#### To do:
All the data below goes into the copy word for word, but the pictures don't.

#### Data excerpt:
* * * *

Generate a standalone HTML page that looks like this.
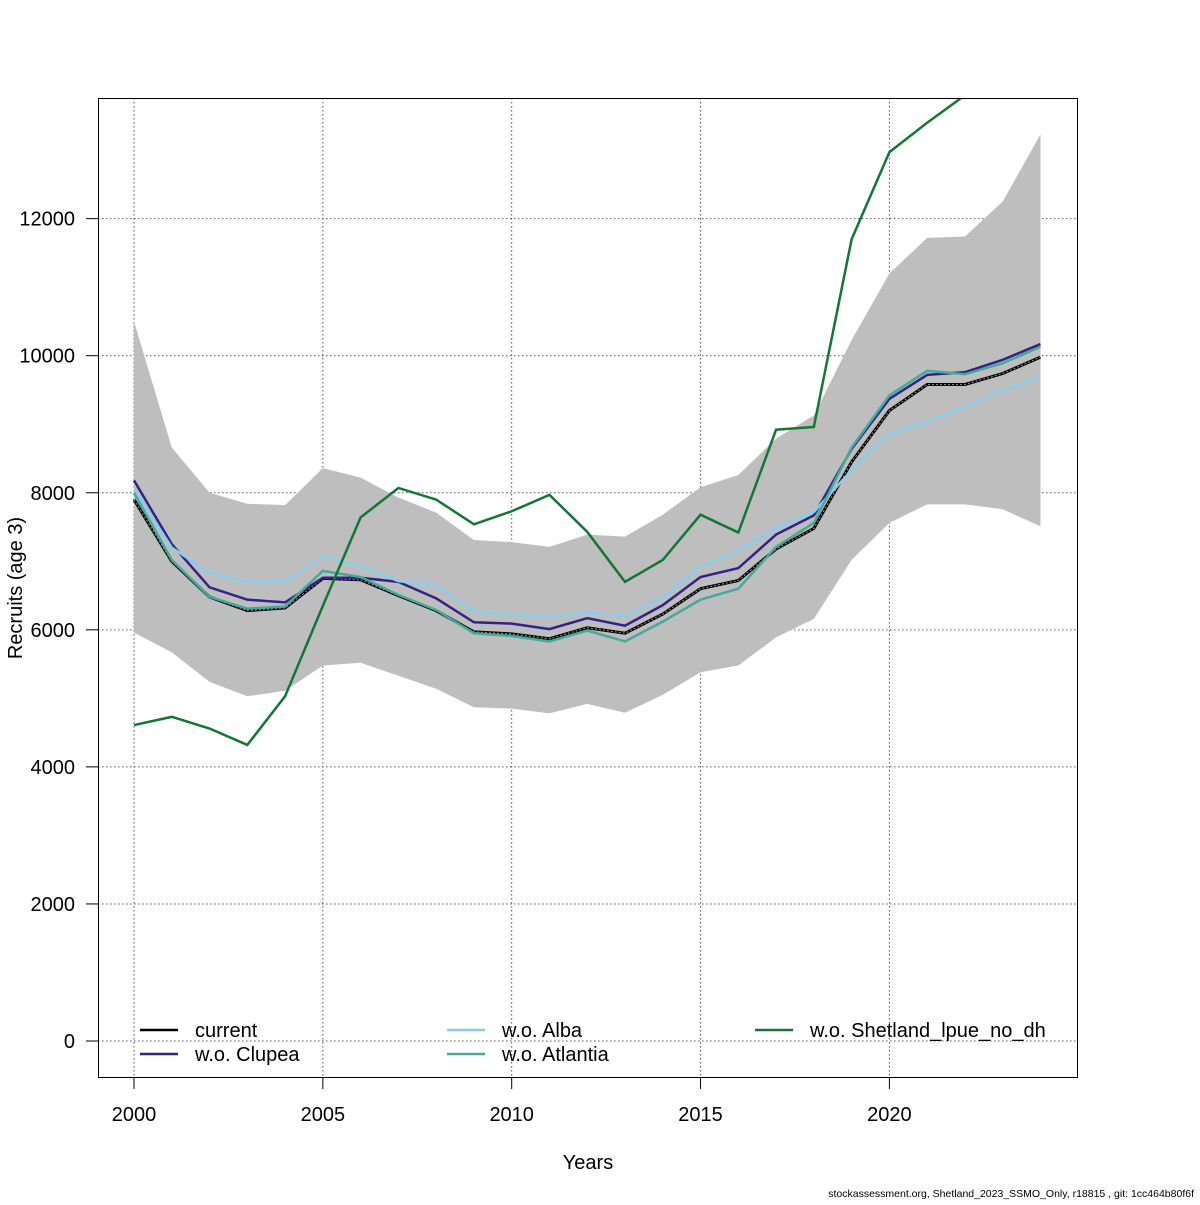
<!DOCTYPE html>
<html><head><meta charset="utf-8"><style>
body{margin:0;background:#fff}
svg text{font-family:"Liberation Sans",sans-serif}
</style></head><body>
<svg id="chart" width="1200" height="1200" xmlns="http://www.w3.org/2000/svg">
<rect width="1200" height="1200" fill="#fff"/>
<g id="grid"></g>
<g id="band"></g>
<g id="lines"></g>
<rect x="98.5" y="98.5" width="979" height="979" fill="none" stroke="#000"/>
<g id="xticks"></g>
<g id="yticks"></g>
<text x="588" y="1169" font-size="20" text-anchor="middle">Years</text>
<text x="22" y="588" font-size="20" text-anchor="middle" transform="rotate(-90 22 588)">Recruits (age 3)</text>
<text x="1194" y="1197" font-size="10.5" text-anchor="end">stockassessment.org, Shetland_2023_SSMO_Only, r18815 , git: 1cc464b80f6f</text>
<g id="legend"></g>
</svg>
<script>
const years=[2000,2001,2002,2003,2004,2005,2006,2007,2008,2009,2010,2011,2012,2013,2014,2015,2016,2017,2018,2019,2020,2021,2022,2023,2024];
const upper=[10500,8660,8000,7840,7820,8360,8220,7930,7710,7310,7280,7210,7390,7360,7680,8080,8260,8790,9130,10230,11200,11720,11740,12250,13230];
const lower=[5960,5670,5240,5030,5110,5480,5520,5330,5140,4870,4850,4780,4920,4790,5050,5380,5480,5890,6160,7020,7560,7830,7830,7760,7510];
const current=[7900,7000,6480,6280,6320,6750,6730,6500,6280,5970,5940,5870,6030,5950,6230,6600,6720,7180,7480,8450,9200,9580,9580,9740,9980];
const clupea=[8180,7250,6620,6440,6400,6760,6760,6700,6460,6110,6090,6010,6170,6060,6360,6770,6900,7390,7670,8640,9370,9720,9760,9940,10170];
const alba=[8050,7200,6830,6700,6700,7080,6930,6710,6650,6270,6220,6190,6250,6200,6480,6920,7150,7480,7720,8330,8860,9040,9250,9490,9700];
const atlantia=[8000,7020,6480,6310,6340,6860,6770,6510,6290,5950,5910,5830,5990,5830,6120,6440,6600,7210,7560,8660,9420,9780,9730,9890,10130];
const shetland=[4610,4730,4560,4320,5030,6350,7640,8070,7900,7540,7730,7970,7430,6700,7020,7680,7420,8920,8960,11700,12970,13400,13800,14200,14600];
const xTicks=[2000,2005,2010,2015,2020];
const yTicks=[0,2000,4000,6000,8000,10000,12000];
const NS="http://www.w3.org/2000/svg";
const X=v=>134+(v-2000)*37.77;
const Y=v=>1041-v*0.06853;
function mk(tag,parent){const e=document.createElementNS(NS,tag);document.getElementById(parent).appendChild(e);return e;}
xTicks.forEach(t=>{
 const g=mk('line','grid');g.setAttribute('x1',X(t));g.setAttribute('x2',X(t));g.setAttribute('y1',98);g.setAttribute('y2',1077);g.setAttribute('stroke','#555');g.setAttribute('stroke-dasharray','1.5,2.5');
 
 
 const tk=mk('line','xticks');tk.setAttribute('x1',X(t));tk.setAttribute('x2',X(t));tk.setAttribute('y1',1077);tk.setAttribute('y2',1089);tk.setAttribute('stroke','#000');
 
 
 const tx=mk('text','xticks');tx.setAttribute('x',X(t));tx.setAttribute('y',1121);tx.setAttribute('font-size','20');tx.setAttribute('text-anchor','middle');tx.textContent=t;
 
 
});
yTicks.forEach(t=>{
 const g=mk('line','grid');g.setAttribute('y1',Y(t));g.setAttribute('y2',Y(t));g.setAttribute('x1',98);g.setAttribute('x2',1077);g.setAttribute('stroke','#555');g.setAttribute('stroke-dasharray','1.5,2.5');
 
 
 const tk=mk('line','yticks');tk.setAttribute('y1',Y(t));tk.setAttribute('y2',Y(t));tk.setAttribute('x1',86);tk.setAttribute('x2',98);tk.setAttribute('stroke','#000');
 
 
 const tx=mk('text','yticks');tx.setAttribute('x',75);tx.setAttribute('y',Y(t)+7);tx.setAttribute('font-size','20');tx.setAttribute('text-anchor','end');tx.textContent=t;
 
 
});
const bandPts=years.map((y,i)=>X(y)+','+Y(upper[i])).concat(years.slice().reverse().map((y,i)=>X(y)+','+Y(lower[years.length-1-i])));
const bp=mk('polygon','band');bp.setAttribute('points',bandPts.join(' '));bp.setAttribute('fill','#bebebe');


const clip=mk('clipPath','lines');clip.setAttribute('id','pc');
const cr=document.createElementNS(NS,'rect');cr.setAttribute('x',98);cr.setAttribute('y',98);cr.setAttribute('width',979);cr.setAttribute('height',979);clip.appendChild(cr);
function series(arr,color,name,dash,w){
 const p=mk('polyline','lines');p.setAttribute('points',years.map((y,i)=>X(y)+','+Y(arr[i])).join(' '));p.setAttribute('fill','none');p.setAttribute('stroke',color);p.setAttribute('stroke-width',w||2.5);p.setAttribute('clip-path','url(#pc)');
 if(dash)p.setAttribute('stroke-dasharray',dash);
 
 
}
series(current,'#000','current-line',null,3);
series(current,'#888','current-line-dots','2,2',1.2);
series(clupea,'#332288','clupea-line');
series(alba,'#88ccee','alba-line');
series(atlantia,'#44aa99','atlantia-line');
series(shetland,'#117733','shetland-line');
const legendItems=[['current','#000',140,1030],['w.o. Clupea','#332288',140,1054],['w.o. Alba','#88ccee',447,1030],['w.o. Atlantia','#44aa99',447,1054],['w.o. Shetland_lpue_no_dh','#117733',755,1030]];
legendItems.forEach(it=>{
 const l=mk('line','legend');l.setAttribute('x1',it[2]);l.setAttribute('x2',it[2]+38);l.setAttribute('y1',it[3]);l.setAttribute('y2',it[3]);l.setAttribute('stroke',it[1]);l.setAttribute('stroke-width','2.5');
 
 
 const t=mk('text','legend');t.setAttribute('x',it[2]+55);t.setAttribute('y',it[3]+7);t.setAttribute('font-size','20');t.textContent=it[0];
 
 
});
</script>
</body></html>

* * * *

#### Solution to the problem:
Generate a standalone HTML page that looks like this.
<!DOCTYPE html>
<html><head><meta charset="utf-8"><style>
body{margin:0;background:#fff}
svg text{font-family:"Liberation Sans",sans-serif}
</style></head><body>
<svg id="chart" width="1200" height="1200" xmlns="http://www.w3.org/2000/svg">
<rect width="1200" height="1200" fill="#fff"/>
<g id="grid"></g>
<g id="band"></g>
<g id="lines"></g>
<rect x="98.5" y="98.5" width="979" height="979" fill="none" stroke="#000"/>
<g id="xticks"></g>
<g id="yticks"></g>
<text x="588" y="1169" font-size="20" text-anchor="middle">Years</text>
<text x="22" y="588" font-size="20" text-anchor="middle" transform="rotate(-90 22 588)">Recruits (age 3)</text>
<text x="1194" y="1197" font-size="10.5" text-anchor="end">stockassessment.org, Shetland_2023_SSMO_Only, r18815 , git: 1cc464b80f6f</text>
<g id="legend"></g>
</svg>
<script>
const years=[2000,2001,2002,2003,2004,2005,2006,2007,2008,2009,2010,2011,2012,2013,2014,2015,2016,2017,2018,2019,2020,2021,2022,2023,2024];
const upper=[10500,8660,8000,7840,7820,8360,8220,7930,7710,7310,7280,7210,7390,7360,7680,8080,8260,8790,9130,10230,11200,11720,11740,12250,13230];
const lower=[5960,5670,5240,5030,5110,5480,5520,5330,5140,4870,4850,4780,4920,4790,5050,5380,5480,5890,6160,7020,7560,7830,7830,7760,7510];
const current=[7900,7000,6480,6280,6320,6750,6730,6500,6280,5970,5940,5870,6030,5950,6230,6600,6720,7180,7480,8450,9200,9580,9580,9740,9980];
const clupea=[8180,7250,6620,6440,6400,6760,6760,6700,6460,6110,6090,6010,6170,6060,6360,6770,6900,7390,7670,8640,9370,9720,9760,9940,10170];
const alba=[8050,7200,6830,6700,6700,7080,6930,6710,6650,6270,6220,6190,6250,6200,6480,6920,7150,7480,7720,8330,8860,9040,9250,9490,9700];
const atlantia=[8000,7020,6480,6310,6340,6860,6770,6510,6290,5950,5910,5830,5990,5830,6120,6440,6600,7210,7560,8660,9420,9780,9730,9890,10130];
const shetland=[4610,4730,4560,4320,5030,6350,7640,8070,7900,7540,7730,7970,7430,6700,7020,7680,7420,8920,8960,11700,12970,13400,13800,14200,14600];
const xTicks=[2000,2005,2010,2015,2020];
const yTicks=[0,2000,4000,6000,8000,10000,12000];
const NS="http://www.w3.org/2000/svg";
const X=v=>134+(v-2000)*37.77;
const Y=v=>1041-v*0.06853;
function mk(tag,parent){const e=document.createElementNS(NS,tag);document.getElementById(parent).appendChild(e);return e;}
xTicks.forEach(t=>{
 const g=mk('line','grid');g.setAttribute('x1',X(t));g.setAttribute('x2',X(t));g.setAttribute('y1',98);g.setAttribute('y2',1077);g.setAttribute('stroke','#555');g.setAttribute('stroke-dasharray','1.5,2.5');
 
 
 const tk=mk('line','xticks');tk.setAttribute('x1',X(t));tk.setAttribute('x2',X(t));tk.setAttribute('y1',1077);tk.setAttribute('y2',1089);tk.setAttribute('stroke','#000');
 
 
 const tx=mk('text','xticks');tx.setAttribute('x',X(t));tx.setAttribute('y',1121);tx.setAttribute('font-size','20');tx.setAttribute('text-anchor','middle');tx.textContent=t;
 
 
});
yTicks.forEach(t=>{
 const g=mk('line','grid');g.setAttribute('y1',Y(t));g.setAttribute('y2',Y(t));g.setAttribute('x1',98);g.setAttribute('x2',1077);g.setAttribute('stroke','#555');g.setAttribute('stroke-dasharray','1.5,2.5');
 
 
 const tk=mk('line','yticks');tk.setAttribute('y1',Y(t));tk.setAttribute('y2',Y(t));tk.setAttribute('x1',86);tk.setAttribute('x2',98);tk.setAttribute('stroke','#000');
 
 
 const tx=mk('text','yticks');tx.setAttribute('x',75);tx.setAttribute('y',Y(t)+7);tx.setAttribute('font-size','20');tx.setAttribute('text-anchor','end');tx.textContent=t;
 
 
});
const bandPts=years.map((y,i)=>X(y)+','+Y(upper[i])).concat(years.slice().reverse().map((y,i)=>X(y)+','+Y(lower[years.length-1-i])));
const bp=mk('polygon','band');bp.setAttribute('points',bandPts.join(' '));bp.setAttribute('fill','#bebebe');


const clip=mk('clipPath','lines');clip.setAttribute('id','pc');
const cr=document.createElementNS(NS,'rect');cr.setAttribute('x',98);cr.setAttribute('y',98);cr.setAttribute('width',979);cr.setAttribute('height',979);clip.appendChild(cr);
function series(arr,color,name,dash,w){
 const p=mk('polyline','lines');p.setAttribute('points',years.map((y,i)=>X(y)+','+Y(arr[i])).join(' '));p.setAttribute('fill','none');p.setAttribute('stroke',color);p.setAttribute('stroke-width',w||2.5);p.setAttribute('clip-path','url(#pc)');
 if(dash)p.setAttribute('stroke-dasharray',dash);
 
 
}
series(current,'#000','current-line',null,3);
series(current,'#888','current-line-dots','2,2',1.2);
series(clupea,'#332288','clupea-line');
series(alba,'#88ccee','alba-line');
series(atlantia,'#44aa99','atlantia-line');
series(shetland,'#117733','shetland-line');
const legendItems=[['current','#000',140,1030],['w.o. Clupea','#332288',140,1054],['w.o. Alba','#88ccee',447,1030],['w.o. Atlantia','#44aa99',447,1054],['w.o. Shetland_lpue_no_dh','#117733',755,1030]];
legendItems.forEach(it=>{
 const l=mk('line','legend');l.setAttribute('x1',it[2]);l.setAttribute('x2',it[2]+38);l.setAttribute('y1',it[3]);l.setAttribute('y2',it[3]);l.setAttribute('stroke',it[1]);l.setAttribute('stroke-width','2.5');
 
 
 const t=mk('text','legend');t.setAttribute('x',it[2]+55);t.setAttribute('y',it[3]+7);t.setAttribute('font-size','20');t.textContent=it[0];
 
 
});
</script>
</body></html>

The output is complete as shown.